>> Start MATERIAL PROVIDED
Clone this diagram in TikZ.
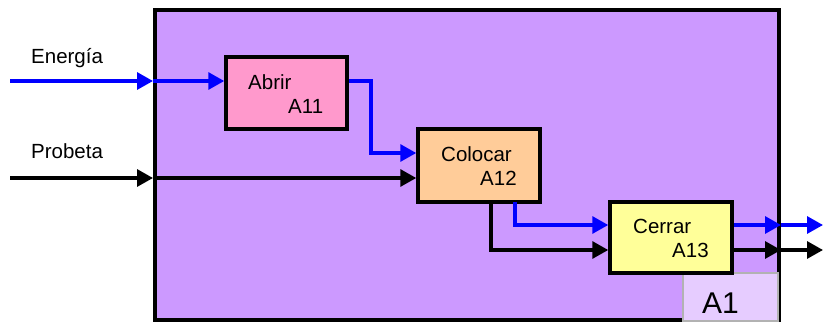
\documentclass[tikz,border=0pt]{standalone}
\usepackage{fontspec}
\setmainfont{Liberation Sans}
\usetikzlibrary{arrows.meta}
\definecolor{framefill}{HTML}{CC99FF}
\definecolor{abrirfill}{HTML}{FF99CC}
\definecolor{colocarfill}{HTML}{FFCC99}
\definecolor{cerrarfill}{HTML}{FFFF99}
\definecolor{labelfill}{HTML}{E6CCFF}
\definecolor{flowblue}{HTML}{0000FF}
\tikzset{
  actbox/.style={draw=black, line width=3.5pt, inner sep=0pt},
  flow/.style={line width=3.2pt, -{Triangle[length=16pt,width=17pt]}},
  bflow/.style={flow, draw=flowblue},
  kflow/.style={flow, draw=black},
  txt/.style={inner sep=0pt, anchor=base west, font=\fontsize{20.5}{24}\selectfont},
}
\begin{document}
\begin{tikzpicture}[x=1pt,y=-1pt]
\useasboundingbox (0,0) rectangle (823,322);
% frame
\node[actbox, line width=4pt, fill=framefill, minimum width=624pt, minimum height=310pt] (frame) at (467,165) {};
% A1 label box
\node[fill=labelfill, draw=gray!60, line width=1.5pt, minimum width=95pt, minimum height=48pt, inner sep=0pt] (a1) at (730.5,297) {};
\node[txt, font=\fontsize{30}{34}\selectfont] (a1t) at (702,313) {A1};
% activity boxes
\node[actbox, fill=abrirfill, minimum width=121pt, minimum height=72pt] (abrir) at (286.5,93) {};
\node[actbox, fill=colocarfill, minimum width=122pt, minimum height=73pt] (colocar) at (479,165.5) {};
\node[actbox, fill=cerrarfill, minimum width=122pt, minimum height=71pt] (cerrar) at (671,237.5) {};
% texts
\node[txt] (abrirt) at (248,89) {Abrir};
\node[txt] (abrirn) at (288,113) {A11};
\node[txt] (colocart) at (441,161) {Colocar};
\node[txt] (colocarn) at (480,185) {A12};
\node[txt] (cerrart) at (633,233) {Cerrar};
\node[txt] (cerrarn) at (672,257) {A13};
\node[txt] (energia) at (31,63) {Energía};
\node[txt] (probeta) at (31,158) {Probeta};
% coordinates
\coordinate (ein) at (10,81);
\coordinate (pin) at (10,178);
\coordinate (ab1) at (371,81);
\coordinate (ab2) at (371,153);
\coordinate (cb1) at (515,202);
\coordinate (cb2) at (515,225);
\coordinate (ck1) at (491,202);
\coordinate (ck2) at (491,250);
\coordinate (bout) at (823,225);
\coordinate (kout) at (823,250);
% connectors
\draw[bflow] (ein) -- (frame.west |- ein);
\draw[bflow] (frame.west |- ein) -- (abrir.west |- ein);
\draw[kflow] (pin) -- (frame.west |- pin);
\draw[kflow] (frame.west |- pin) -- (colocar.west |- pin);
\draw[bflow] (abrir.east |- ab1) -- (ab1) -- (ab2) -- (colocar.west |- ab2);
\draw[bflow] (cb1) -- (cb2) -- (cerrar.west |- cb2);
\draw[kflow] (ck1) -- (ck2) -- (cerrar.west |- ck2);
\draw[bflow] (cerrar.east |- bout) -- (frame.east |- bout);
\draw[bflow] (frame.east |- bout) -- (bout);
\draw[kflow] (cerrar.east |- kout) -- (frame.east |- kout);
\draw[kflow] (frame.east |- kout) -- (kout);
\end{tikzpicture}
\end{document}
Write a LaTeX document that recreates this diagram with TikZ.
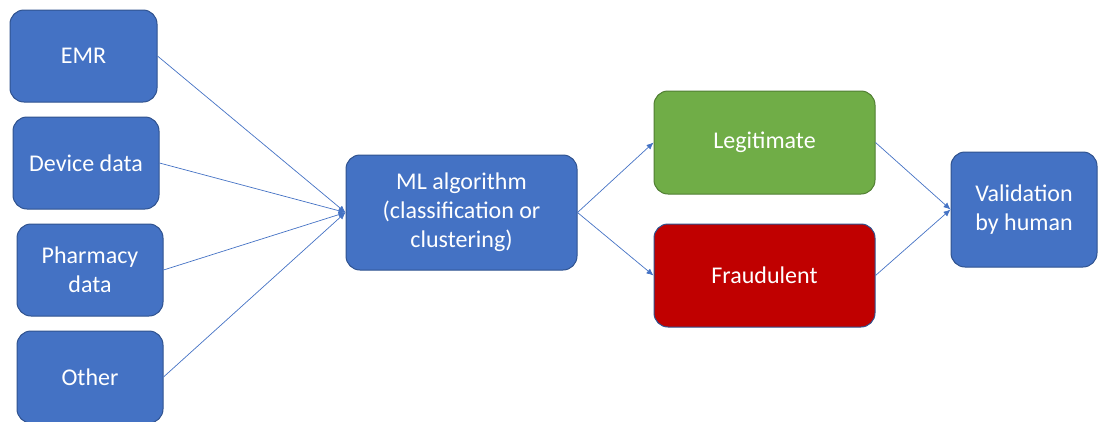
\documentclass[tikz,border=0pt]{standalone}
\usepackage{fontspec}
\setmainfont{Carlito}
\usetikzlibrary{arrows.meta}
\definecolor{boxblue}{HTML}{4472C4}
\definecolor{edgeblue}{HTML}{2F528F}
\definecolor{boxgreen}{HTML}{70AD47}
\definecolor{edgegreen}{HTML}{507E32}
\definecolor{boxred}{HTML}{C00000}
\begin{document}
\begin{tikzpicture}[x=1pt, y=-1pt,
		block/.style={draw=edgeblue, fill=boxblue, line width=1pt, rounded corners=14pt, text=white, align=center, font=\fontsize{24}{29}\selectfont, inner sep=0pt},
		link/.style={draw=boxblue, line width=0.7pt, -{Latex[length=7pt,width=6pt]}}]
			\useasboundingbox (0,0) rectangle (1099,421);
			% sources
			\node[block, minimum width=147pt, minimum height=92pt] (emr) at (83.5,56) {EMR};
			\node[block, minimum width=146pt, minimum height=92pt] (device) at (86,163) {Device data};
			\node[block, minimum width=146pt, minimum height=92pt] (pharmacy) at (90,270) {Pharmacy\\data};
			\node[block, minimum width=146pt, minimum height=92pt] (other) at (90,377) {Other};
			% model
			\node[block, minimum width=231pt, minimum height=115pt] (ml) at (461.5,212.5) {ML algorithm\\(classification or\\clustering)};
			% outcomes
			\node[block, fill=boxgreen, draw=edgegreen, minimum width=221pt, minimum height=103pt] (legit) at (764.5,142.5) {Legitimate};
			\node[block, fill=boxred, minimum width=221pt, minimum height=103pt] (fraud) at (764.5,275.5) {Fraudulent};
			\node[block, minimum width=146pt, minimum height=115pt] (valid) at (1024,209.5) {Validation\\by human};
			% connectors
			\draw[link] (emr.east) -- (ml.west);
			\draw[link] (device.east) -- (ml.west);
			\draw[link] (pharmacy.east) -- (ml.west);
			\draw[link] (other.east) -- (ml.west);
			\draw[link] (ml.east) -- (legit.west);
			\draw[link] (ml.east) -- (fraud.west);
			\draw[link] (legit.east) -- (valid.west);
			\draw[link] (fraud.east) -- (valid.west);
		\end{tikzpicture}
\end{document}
>> End MATERIAL PROVIDED
>> Start MATERIAL PROVIDED
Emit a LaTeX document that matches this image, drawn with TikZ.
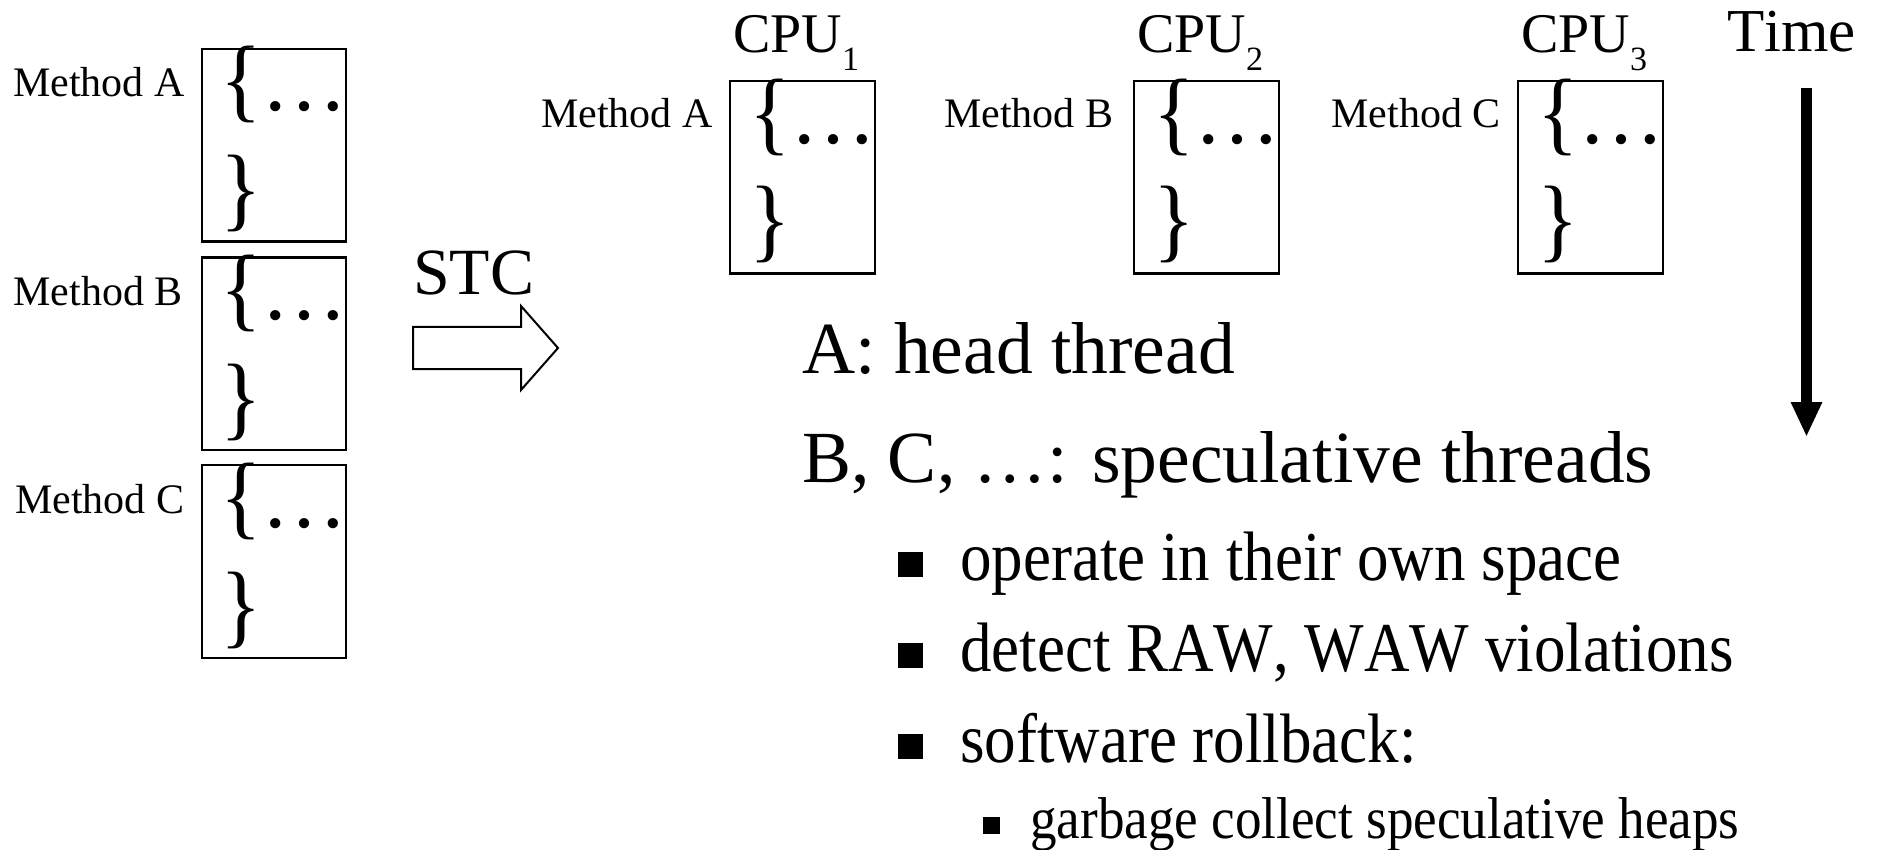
>> End MATERIAL PROVIDED
>> Start MATERIAL PROVIDED
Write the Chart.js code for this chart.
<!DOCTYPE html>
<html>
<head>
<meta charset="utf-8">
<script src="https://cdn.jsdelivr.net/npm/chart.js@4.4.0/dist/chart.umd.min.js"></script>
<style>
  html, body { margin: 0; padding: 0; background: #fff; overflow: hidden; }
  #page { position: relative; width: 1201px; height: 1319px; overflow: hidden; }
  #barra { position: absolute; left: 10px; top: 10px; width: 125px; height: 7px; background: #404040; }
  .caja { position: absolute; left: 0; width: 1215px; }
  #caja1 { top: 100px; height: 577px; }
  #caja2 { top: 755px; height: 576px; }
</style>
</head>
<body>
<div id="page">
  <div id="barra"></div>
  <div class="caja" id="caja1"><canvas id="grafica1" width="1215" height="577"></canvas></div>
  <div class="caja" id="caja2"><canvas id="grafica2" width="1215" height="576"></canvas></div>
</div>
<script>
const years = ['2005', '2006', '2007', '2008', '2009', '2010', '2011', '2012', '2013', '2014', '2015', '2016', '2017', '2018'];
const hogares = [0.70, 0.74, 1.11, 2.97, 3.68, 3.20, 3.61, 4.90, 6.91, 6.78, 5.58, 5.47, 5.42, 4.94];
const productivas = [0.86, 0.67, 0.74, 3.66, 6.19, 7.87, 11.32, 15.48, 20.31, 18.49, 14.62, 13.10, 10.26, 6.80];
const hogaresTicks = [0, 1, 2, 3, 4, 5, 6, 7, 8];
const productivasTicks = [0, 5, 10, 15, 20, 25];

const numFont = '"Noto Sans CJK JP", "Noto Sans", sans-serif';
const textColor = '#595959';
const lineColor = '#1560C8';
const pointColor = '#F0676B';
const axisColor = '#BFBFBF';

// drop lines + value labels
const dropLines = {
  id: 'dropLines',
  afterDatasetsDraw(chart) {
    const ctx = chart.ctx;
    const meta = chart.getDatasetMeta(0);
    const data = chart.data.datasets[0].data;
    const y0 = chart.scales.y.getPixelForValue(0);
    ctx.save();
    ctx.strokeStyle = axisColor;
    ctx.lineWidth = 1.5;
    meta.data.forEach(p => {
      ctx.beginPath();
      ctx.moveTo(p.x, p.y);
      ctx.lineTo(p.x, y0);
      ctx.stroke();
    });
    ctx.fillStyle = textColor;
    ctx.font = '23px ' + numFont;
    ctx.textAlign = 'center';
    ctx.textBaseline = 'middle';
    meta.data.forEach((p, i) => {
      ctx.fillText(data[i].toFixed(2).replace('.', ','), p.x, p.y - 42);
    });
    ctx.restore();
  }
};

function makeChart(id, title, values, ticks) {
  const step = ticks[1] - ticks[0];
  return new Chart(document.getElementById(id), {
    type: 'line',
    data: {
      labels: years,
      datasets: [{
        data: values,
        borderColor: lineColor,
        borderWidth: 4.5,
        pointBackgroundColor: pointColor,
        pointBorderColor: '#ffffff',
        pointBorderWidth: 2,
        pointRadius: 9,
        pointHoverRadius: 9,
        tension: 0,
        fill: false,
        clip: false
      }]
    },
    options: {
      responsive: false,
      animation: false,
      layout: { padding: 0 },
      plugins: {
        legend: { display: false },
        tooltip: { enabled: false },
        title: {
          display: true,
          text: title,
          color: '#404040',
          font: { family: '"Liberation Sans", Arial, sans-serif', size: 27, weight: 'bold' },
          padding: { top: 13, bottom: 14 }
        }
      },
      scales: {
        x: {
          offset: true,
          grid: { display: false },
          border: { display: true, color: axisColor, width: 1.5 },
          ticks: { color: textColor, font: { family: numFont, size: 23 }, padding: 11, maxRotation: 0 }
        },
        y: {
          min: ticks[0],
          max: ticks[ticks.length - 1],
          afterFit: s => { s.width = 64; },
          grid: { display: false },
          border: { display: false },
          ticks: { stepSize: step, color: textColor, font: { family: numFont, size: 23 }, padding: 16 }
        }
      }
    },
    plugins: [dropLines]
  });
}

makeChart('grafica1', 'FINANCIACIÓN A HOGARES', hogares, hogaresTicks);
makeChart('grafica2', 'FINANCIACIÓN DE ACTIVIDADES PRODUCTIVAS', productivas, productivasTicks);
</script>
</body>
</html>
>> End MATERIAL PROVIDED
» **THE PROBLEM**: Look above for every line with the word "this" and copy it.

» **FINISHED EXERCISE**:
Clone this diagram in TikZ.
Write a LaTeX document that recreates this diagram with TikZ.
Emit a LaTeX document that matches this image, drawn with TikZ.
Write the Chart.js code for this chart.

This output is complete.